By 1975, the resort had a large ski area, consisting of eight slopes and three chairlifts, which opened with Virginia Governor Mills E. Godwin attending. The resort's first restaurant, The Copper Mine, was open to the public only during the winter months. The original welcoming center, the Wintergreen Country Store, was later added to the National Register of Historic Places in 2005. In later years, additional ski runs were added in cleared areas to the west and east of the original development and resort village.

In 1976 Melba Investors, Inc., a wholly owned subsidiary of Bankers Trust of New York, acquired Wintergreen from Cabot, Cabot & Forbes, and Lewis F. Payne, Jr. founded Wintergreen Development, Inc. to operate the resort and serve as the developer and managing agent.

Within a year, the resort received summer vacationers and residents with the completion of the Ellis Maples-designed Devils Knob golf course (June 1977) and the opening of the mountain tennis center (June 1978). In January 1978, Wintergreen hosted its first Winter Special Olympics. There was also an ongoing flora transplantation projectto save native plant species and incorporate them in the resort's landscaping.

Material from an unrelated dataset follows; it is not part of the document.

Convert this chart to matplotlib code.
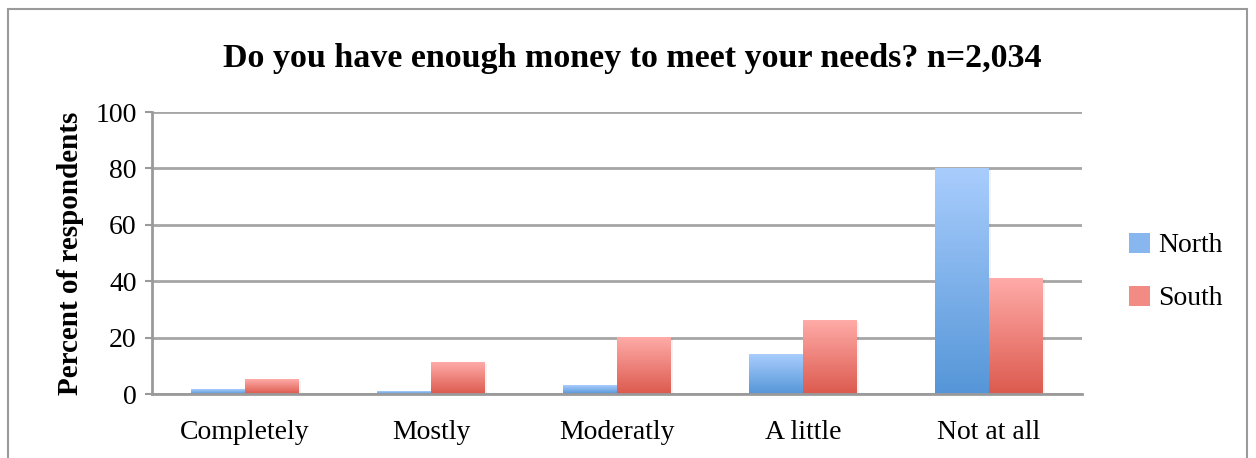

The Mountain Inn and Conference Center was completed in December 1980. At that time the resort was owned and managed by Wintergreen Partners, Inc., (being separate and apart from the Wintergreen Property Owners Association). WPI began hosting conferences and meetings, expanding the resort's initial target market.

=== Present ===
In 2012, Wintergreen Resort was purchased for $16.5 million by James C. Justice II, owner of The Greenbrier Resort in White Sulfur Springs, West Virginia. Following the acquisition, Justice began several construction projects valued at a total of $12 million, including restaurant upgrades, a multimillion-dollar water tank and new snow guns to facilitate the resort's 100% snowmaking coverage, as well as improvements to existing recreational facilities.

Three years later, in February 2015, the property was sold to EPR Properties of Missouri, a REIT, without public disclosure of financial terms. As part of the sale, the resort was renamed "Wintergreen Pacific LLC," continued to do business as Wintergreen Resort and was operated by Pacific Group Resorts, Inc., under a long-term lease. Pacific Group Resorts, Inc. obtained ownership in 2021.

== Amenities ==
- 45 holes of golf
- seasonal skiing/snowboarding, and also snowtubing with a length of 900 feet
- 22 tennis courts with an award-winning academy
- a full-service spa
- 40000 sqft of meeting and event space
- lodging
- three full-service, dine-in restaurants
- multiple convenience stores and cafeterias

== Resort configuration==
=== Elevation ===
- Base: 2,512 ft
- Summit: 3,515 ft
- Vertical rise: 1,003 ft

=== Trails ===
- Skiable area: 129 acre
- Trails: 26 total (23% beginner, 35% intermediate, 42% advanced/expert)
- Longest run: Tyro - 1.4 mi
- Average annual snowfall: 35 in
- Terrain Parks: 1

=== Chairlifts ===
- 5 total
  - 2 high-speed (detachable) six packs
    - Blue Ridge Express
    - Highlands Express
  - 1 fixed grip quad
    - Big Acorn
  - 1 triple chairlift
    - Logger's Alley
  - 1 double chairlift
    - Potato Patch

== Weather ==
Most of the resort and surrounding mountaintop attractions range from 2,500 to 4,000 feet in elevation and therefore average considerably cooler than the nearby Valley or Piedmont cities such as Staunton, Charlottesville, and Lynchburg. Temperatures on average fall about 4 °F for every thousand feet of elevation making Wintergreen's summit typically 10-15 degrees colder than the valley towns. This allows for ample winter snowmaking and increased natural snowfall. However, due to its location well east of the highest ridge of the Appalachians, it receives only about 35 inches a year of natural snow versus some 175 inches in prime spots 100 mi to the west. Despite lack of heavy, consistent snowfall, Wintergreen is much closer and more convenient to the major population centers on the east coast, such as Washington, D.C. and Richmond.